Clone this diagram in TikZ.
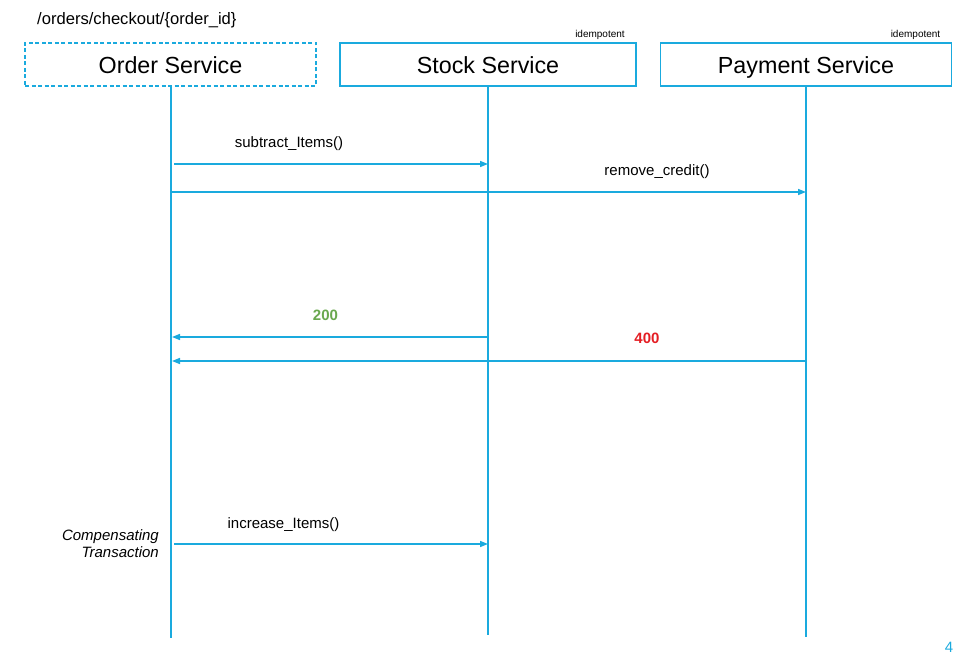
\documentclass[tikz,border=0pt]{standalone}
\usepackage{fontspec}
\setmainfont{Liberation Sans}
\usetikzlibrary{arrows.meta}
\definecolor{lineblue}{RGB}{26,170,222}
\definecolor{okgreen}{RGB}{106,168,79}
\definecolor{errred}{RGB}{228,30,36}
\tikzset{
  service/.style={draw=lineblue, line width=1.3pt, minimum height=43pt, inner sep=0pt,
    text height=18pt, text depth=0pt, font=\fontsize{23.3}{28}\selectfont},
  lifeline/.style={draw=lineblue, line width=1.5pt},
  msg/.style={draw=lineblue, line width=1.5pt, -{Triangle[length=8pt,width=6pt]}},
  msgtext/.style={font=\fontsize{15}{17}\selectfont, inner sep=0pt, anchor=base},
  smalltext/.style={font=\fontsize{10}{12}\selectfont, inner sep=0pt, anchor=base}
}
\begin{document}
\begin{tikzpicture}[x=1pt,y=-1pt]
            \useasboundingbox (0,0) rectangle (977,668);

            % services
            \node[service,dash pattern=on 4pt off 2.5pt,minimum width=291pt] (order) at (170.5,64.5) {Order Service};
            \node[service,minimum width=296pt] (stock) at (488,64.5) {Stock Service};
            \node[service,minimum width=291pt] (payment) at (806,64.5) {Payment Service};
            \node[msgtext,font=\fontsize{16.6}{20}\selectfont,anchor=base west] (endpoint) at (37,25) {/orders/checkout/\{order\_id\}};
            \node[smalltext] (stockidem) at (600,38) {idempotent};
            \node[smalltext] (payidem) at (915.5,38) {idempotent};

            % lifelines
            \coordinate (orderEnd) at (171,637.5);
            \coordinate (stockEnd) at (488,635);
            \coordinate (paymentEnd) at (806,636.5);
            \draw[lifeline] (order.south -| orderEnd) -- (orderEnd);
            \draw[lifeline] (stock.south) -- (stockEnd);
            \draw[lifeline] (payment.south) -- (paymentEnd);

            % messages
            \coordinate (o1) at (174,164);
            \coordinate (s1) at (488,164);
            \coordinate (o2) at (171,192);
            \coordinate (p2) at (806,192);
            \coordinate (s3) at (488,337);
            \coordinate (o3) at (172,337);
            \coordinate (p4) at (806,361);
            \coordinate (o4) at (172,361);
            \coordinate (o5) at (174,544);
            \coordinate (s5) at (488,544);
            \draw[msg] (o1) -- (s1);
            \draw[msg] (o2) -- (p2);
            \draw[msg] (s3) -- (o3);
            \draw[msg] (p4) -- (o4);
            \draw[msg] (o5) -- (s5);

            % labels
            \node[msgtext] (subtract) at (289,147.5) {subtract\_Items()};
            \node[msgtext] (remove) at (657,176) {remove\_credit()};
            \node[msgtext,text=okgreen,font=\fontsize{15}{17}\selectfont\bfseries] (ok) at (325.5,320.5) {200};
            \node[msgtext,text=errred,font=\fontsize{15}{17}\selectfont\bfseries] (fail) at (647,343) {400};
            \node[msgtext] (increase) at (283.5,528.5) {increase\_Items()};
            \node[msgtext,font=\fontsize{15}{17}\selectfont\itshape,align=right,anchor=base east] (comp) at (159,557.7) {Compensating\\Transaction};
            \node[msgtext,text=lineblue] (pagenum) at (949,652.5) {4};
        \end{tikzpicture}
\end{document}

• • • •

GIVEN TASK> Quote the data exactly, leaving every image out of the copy.

IN RESPONSE>
Clone this diagram in TikZ.
\documentclass[tikz,border=0pt]{standalone}
\usepackage{fontspec}
\setmainfont{Liberation Sans}
\usetikzlibrary{arrows.meta}
\definecolor{lineblue}{RGB}{26,170,222}
\definecolor{okgreen}{RGB}{106,168,79}
\definecolor{errred}{RGB}{228,30,36}
\tikzset{
  service/.style={draw=lineblue, line width=1.3pt, minimum height=43pt, inner sep=0pt,
    text height=18pt, text depth=0pt, font=\fontsize{23.3}{28}\selectfont},
  lifeline/.style={draw=lineblue, line width=1.5pt},
  msg/.style={draw=lineblue, line width=1.5pt, -{Triangle[length=8pt,width=6pt]}},
  msgtext/.style={font=\fontsize{15}{17}\selectfont, inner sep=0pt, anchor=base},
  smalltext/.style={font=\fontsize{10}{12}\selectfont, inner sep=0pt, anchor=base}
}
\begin{document}
\begin{tikzpicture}[x=1pt,y=-1pt]
            \useasboundingbox (0,0) rectangle (977,668);

            % services
            \node[service,dash pattern=on 4pt off 2.5pt,minimum width=291pt] (order) at (170.5,64.5) {Order Service};
            \node[service,minimum width=296pt] (stock) at (488,64.5) {Stock Service};
            \node[service,minimum width=291pt] (payment) at (806,64.5) {Payment Service};
            \node[msgtext,font=\fontsize{16.6}{20}\selectfont,anchor=base west] (endpoint) at (37,25) {/orders/checkout/\{order\_id\}};
            \node[smalltext] (stockidem) at (600,38) {idempotent};
            \node[smalltext] (payidem) at (915.5,38) {idempotent};

            % lifelines
            \coordinate (orderEnd) at (171,637.5);
            \coordinate (stockEnd) at (488,635);
            \coordinate (paymentEnd) at (806,636.5);
            \draw[lifeline] (order.south -| orderEnd) -- (orderEnd);
            \draw[lifeline] (stock.south) -- (stockEnd);
            \draw[lifeline] (payment.south) -- (paymentEnd);

            % messages
            \coordinate (o1) at (174,164);
            \coordinate (s1) at (488,164);
            \coordinate (o2) at (171,192);
            \coordinate (p2) at (806,192);
            \coordinate (s3) at (488,337);
            \coordinate (o3) at (172,337);
            \coordinate (p4) at (806,361);
            \coordinate (o4) at (172,361);
            \coordinate (o5) at (174,544);
            \coordinate (s5) at (488,544);
            \draw[msg] (o1) -- (s1);
            \draw[msg] (o2) -- (p2);
            \draw[msg] (s3) -- (o3);
            \draw[msg] (p4) -- (o4);
            \draw[msg] (o5) -- (s5);

            % labels
            \node[msgtext] (subtract) at (289,147.5) {subtract\_Items()};
            \node[msgtext] (remove) at (657,176) {remove\_credit()};
            \node[msgtext,text=okgreen,font=\fontsize{15}{17}\selectfont\bfseries] (ok) at (325.5,320.5) {200};
            \node[msgtext,text=errred,font=\fontsize{15}{17}\selectfont\bfseries] (fail) at (647,343) {400};
            \node[msgtext] (increase) at (283.5,528.5) {increase\_Items()};
            \node[msgtext,font=\fontsize{15}{17}\selectfont\itshape,align=right,anchor=base east] (comp) at (159,557.7) {Compensating\\Transaction};
            \node[msgtext,text=lineblue] (pagenum) at (949,652.5) {4};
        \end{tikzpicture}
\end{document}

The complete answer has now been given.